Recorded data

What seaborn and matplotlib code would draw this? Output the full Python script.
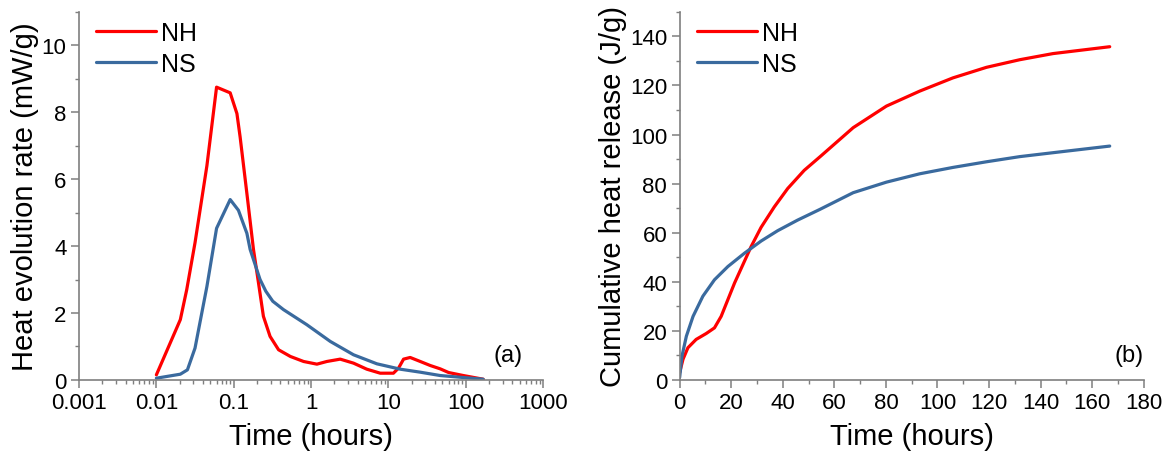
import pandas as pd
import matplotlib.pyplot as plt
import matplotlib.ticker as mticker
import seaborn as sns

# (a) heat evolution rate, log time axis
nh_rate_t = [0.01, 0.0204, 0.0247, 0.0316, 0.045, 0.060, 0.090, 0.110, 0.121, 0.148,
             0.18, 0.209, 0.242, 0.295, 0.38, 0.54, 0.80, 1.19, 1.6, 2.38, 3.54,
             5.25, 7.83, 11.6, 13.5, 15.7, 19.1, 25.8, 34.7, 46.7, 60, 93, 168]
nh_rate_v = [0.15, 1.8, 2.7, 4.1, 6.4, 8.75, 8.58, 7.96, 7.26, 5.57,
             3.9, 2.9, 1.9, 1.3, 0.9, 0.70, 0.55, 0.47, 0.55, 0.62, 0.50,
             0.32, 0.20, 0.20, 0.35, 0.62, 0.67, 0.55, 0.43, 0.33, 0.22, 0.13, 0.02]
ns_rate_t = [0.01, 0.0204, 0.0252, 0.0316, 0.045, 0.060, 0.090, 0.115, 0.148, 0.163,
             0.219, 0.26, 0.32, 0.44, 0.88, 1.77, 3.54, 7.1, 14.2, 25.8, 46.7, 168]
ns_rate_v = [0.05, 0.17, 0.30, 0.95, 2.79, 4.53, 5.39, 5.07, 4.38, 3.9,
             3.0, 2.65, 2.35, 2.1, 1.65, 1.15, 0.75, 0.48, 0.32, 0.23, 0.13, 0.02]

# (b) cumulative heat release
nh_cum_t = [0, 1.3, 3.2, 6.4, 10.3, 13.5, 16.1, 18.7, 21.3, 24.5, 27.7, 31.6,
            36.7, 41.9, 48.3, 54.6, 67.3, 80.2, 93.1, 106, 119, 131.9, 144.8, 166.8]
nh_cum_v = [3, 8.4, 13.1, 16.5, 18.9, 21.2, 25.9, 32.7, 39.5, 46.9, 54.3, 62.2,
            70.5, 78.0, 85.4, 91.1, 102.8, 111.6, 117.7, 123.1, 127.4, 130.5, 133.0, 135.8]
ns_cum_t = [0, 0.9, 2.6, 5.2, 9.0, 13.5, 18.7, 25.1, 31.6, 38.0, 45.7, 54.4,
            67.3, 80.2, 93.1, 106, 119, 131.9, 144.8, 166.8]
ns_cum_v = [1, 9.7, 17.8, 25.9, 34.1, 40.8, 46.2, 51.6, 56.6, 60.8, 65.1, 69.5,
            76.3, 80.6, 84.0, 86.6, 88.9, 91.0, 92.6, 95.3]

df_rate = pd.concat([
    pd.DataFrame({'t': nh_rate_t, 'v': nh_rate_v, 'sample': 'NH'}),
    pd.DataFrame({'t': ns_rate_t, 'v': ns_rate_v, 'sample': 'NS'}),
])
df_cum = pd.concat([
    pd.DataFrame({'t': nh_cum_t, 'v': nh_cum_v, 'sample': 'NH'}),
    pd.DataFrame({'t': ns_cum_t, 'v': ns_cum_v, 'sample': 'NS'}),
])

sns.set_style('ticks')
plt.rcParams['font.family'] = ['Liberation Sans', 'DejaVu Sans']
plt.rcParams['text.color'] = 'black'
plt.rcParams['axes.labelcolor'] = 'black'
palette = {'NH': '#ff0000', 'NS': '#3a6a9e'}
spine_col = '#7f7f7f'

fig = plt.figure(figsize=(11.69, 4.6), dpi=100)
ax1 = fig.add_axes([0.0676, 0.172, 0.397, 0.80])
ax2 = fig.add_axes([0.5814, 0.172, 0.397, 0.80])

sns.lineplot(data=df_rate, x='t', y='v', hue='sample', palette=palette,
             sort=False, estimator=None, lw=2.3, ax=ax1)
sns.lineplot(data=df_cum, x='t', y='v', hue='sample', palette=palette,
             sort=False, estimator=None, lw=2.3, ax=ax2)

ax1.set_xscale('log')
ax1.set_xlim(0.001, 1000)
ax1.set_ylim(0, 11)
ax1.xaxis.set_major_locator(mticker.LogLocator(base=10, numticks=10))
ax1.xaxis.set_minor_locator(mticker.LogLocator(base=10, subs=range(2, 10), numticks=20))
ax1.xaxis.set_major_formatter(mticker.FuncFormatter(lambda v, p: f'{v:g}'))
ax1.xaxis.set_minor_formatter(mticker.NullFormatter())
ax1.set_yticks([0, 2, 4, 6, 8, 10])
ax1.yaxis.set_minor_locator(mticker.MultipleLocator(1))
ax1.set_xlabel('Time (hours)', fontsize=21, labelpad=6)
ax1.set_ylabel('Heat evolution rate (mW/g)', fontsize=21, labelpad=2)
ax1.text(0.955, 0.05, '(a)', transform=ax1.transAxes, fontsize=17, ha='right')

ax2.set_xlim(0, 180)
ax2.set_ylim(0, 150)
ax2.set_xticks(range(0, 181, 20))
ax2.xaxis.set_minor_locator(mticker.MultipleLocator(10))
ax2.set_yticks(range(0, 141, 20))
ax2.yaxis.set_minor_locator(mticker.MultipleLocator(10))
ax2.set_xlabel('Time (hours)', fontsize=21, labelpad=6)
ax2.set_ylabel('Cumulative heat release (J/g)', fontsize=21, labelpad=2)
ax2.text(1.0, 0.05, '(b)', transform=ax2.transAxes, fontsize=17, ha='right')

for ax in (ax1, ax2):
    sns.despine(ax=ax)
    for s in ('left', 'bottom'):
        ax.spines[s].set_color(spine_col)
        ax.spines[s].set_linewidth(1.2)
    ax.tick_params(which='major', direction='out', length=6, width=1.1,
                   color=spine_col, labelsize=16, labelcolor='black', pad=3)
    ax.tick_params(which='minor', direction='out', length=3, width=1.0, color=spine_col)
    ax.grid(False)
    ax.legend(loc='upper left', frameon=False, fontsize=18, title=None,
              handlelength=2.4, handletextpad=0.2, labelspacing=0.3,
              borderaxespad=0.1, bbox_to_anchor=(0.01, 1.01))

fig.savefig('out.png', dpi=100, facecolor='white')
plt.close()
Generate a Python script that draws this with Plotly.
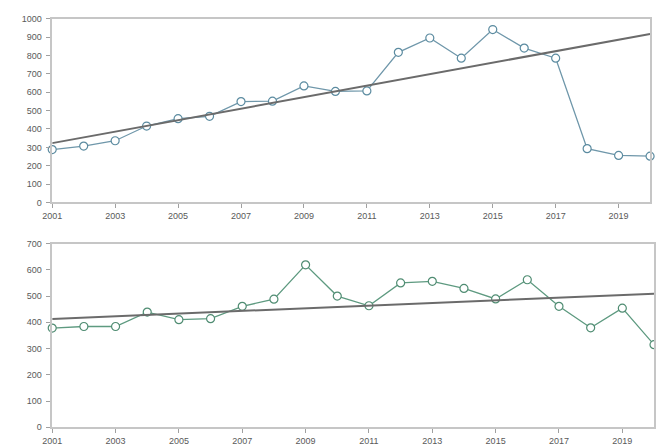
import plotly.graph_objects as go

# Years on the horizontal axis
years = list(range(2001, 2021))

# Upper series
upper_values = [288, 307, 336, 416, 456, 469, 549, 551, 634, 604,
                607, 817, 895, 785, 941, 840, 785, 293, 256, 252]
upper_trend_years = [2001, 2020]
upper_trend_values = [323, 917]

# Lower series
lower_values = [378, 384, 384, 439, 410, 414, 461, 488, 619, 500,
                463, 550, 556, 529, 489, 562, 461, 379, 454, 315]
lower_trend_years = [2001, 2020]
lower_trend_values = [413, 509]

W, H = 656, 447
axis_color = "#c6c6c6"
text_color = "#595959"
font = dict(family="Liberation Sans, Arial, sans-serif", size=9, color=text_color)

fig = go.Figure()

# upper panel
fig.add_trace(go.Scatter(
    x=years, y=upper_values, mode="lines+markers",
    line=dict(color="#6f97aa", width=1.3),
    marker=dict(symbol="circle", size=8, color="white",
                line=dict(color="#5b8ba0", width=1.2)),
    xaxis="x", yaxis="y", showlegend=False, cliponaxis=False,
))
fig.add_trace(go.Scatter(
    x=upper_trend_years, y=upper_trend_values, mode="lines",
    line=dict(color="#6b6b6b", width=2),
    xaxis="x", yaxis="y", showlegend=False,
))

# lower panel
fig.add_trace(go.Scatter(
    x=years, y=lower_values, mode="lines+markers",
    line=dict(color="#5e9a80", width=1.3),
    marker=dict(symbol="circle", size=8, color="white",
                line=dict(color="#4f8c72", width=1.2)),
    xaxis="x2", yaxis="y2", showlegend=False, cliponaxis=False,
))
fig.add_trace(go.Scatter(
    x=lower_trend_years, y=lower_trend_values, mode="lines",
    line=dict(color="#6b6b6b", width=2),
    xaxis="x2", yaxis="y2", showlegend=False,
))

xcommon = dict(
    range=[2001, 2020], tickmode="linear", tick0=2001, dtick=2,
    ticks="outside", ticklen=4, tickcolor="#a0a0a0",
    showline=True, linecolor=axis_color, linewidth=1.5, mirror=True,
    showgrid=False, zeroline=False, tickfont=font,
)
ycommon = dict(
    ticks="outside", ticklen=4, tickcolor="#a0a0a0", ticklabelstandoff=3,
    showline=True, linecolor=axis_color, linewidth=1.5, mirror=True,
    showgrid=False, zeroline=False, tickfont=font,
)

fig.update_layout(
    width=W, height=H,
    margin=dict(l=0, r=0, t=0, b=0),
    paper_bgcolor="white", plot_bgcolor="white",
    xaxis=dict(xcommon, domain=[43 / W, 652 / W], anchor="y"),
    yaxis=dict(ycommon, domain=[(H - 202) / H, (H - 14) / H],
               range=[0, 1000], dtick=100, anchor="x"),
    xaxis2=dict(xcommon, domain=[43 / W, 1.0], anchor="y2"),
    yaxis2=dict(ycommon, domain=[(H - 432) / H, (H - 244) / H],
                range=[0, 700], dtick=100, anchor="x2"),
)

fig.write_html("out.html")
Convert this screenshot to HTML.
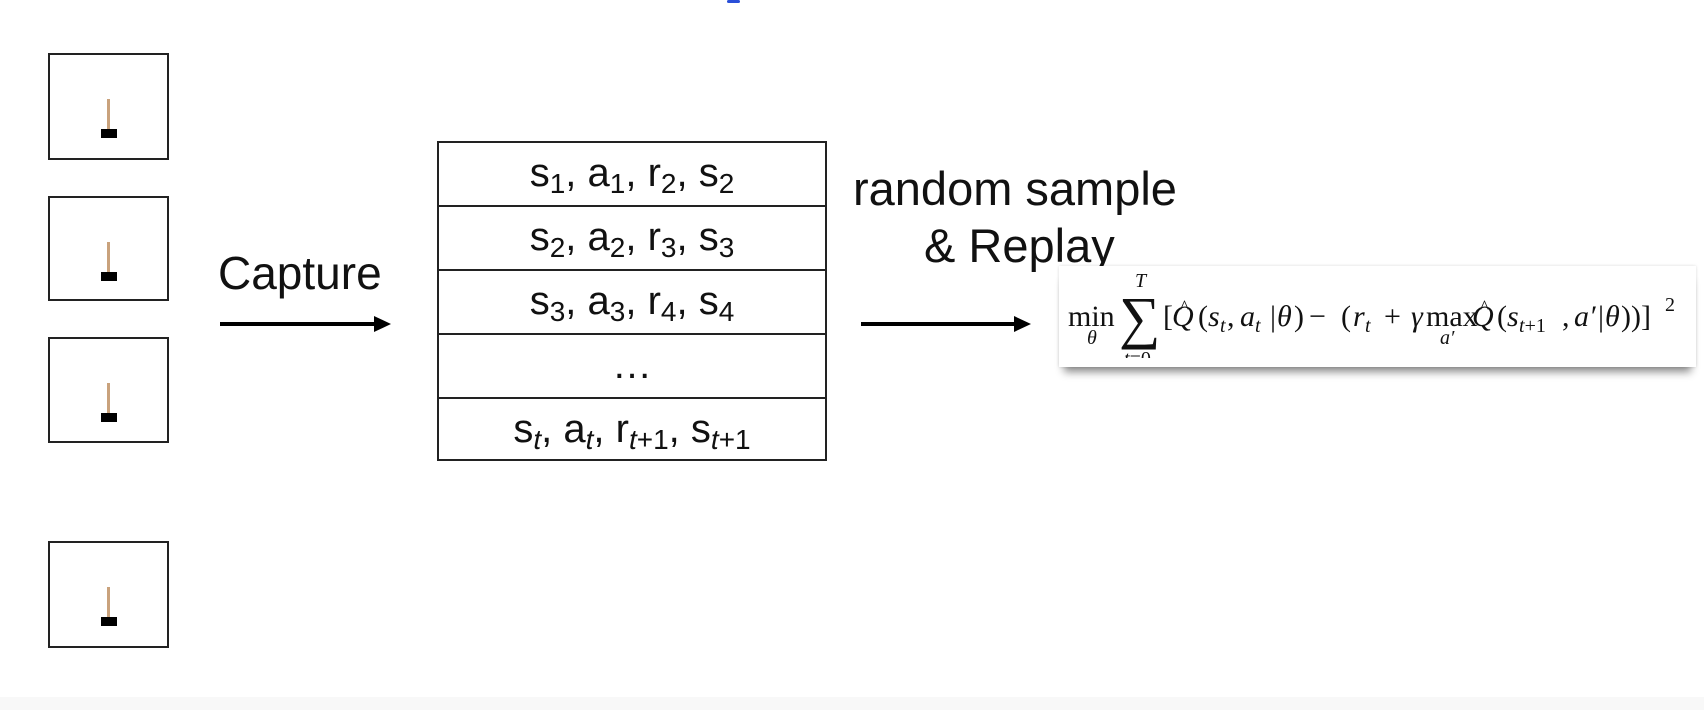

WRITTEN PROBLEM
Leave out the pictures and restate, word for word, the lines from the top of the data through the line containing "import seaborn as sns", both included.

FINISHED EXERCISE
What seaborn and matplotlib code would draw this? Output the full Python script.
import pandas as pd
import matplotlib.pyplot as plt
import matplotlib.ticker as mticker
import seaborn as sns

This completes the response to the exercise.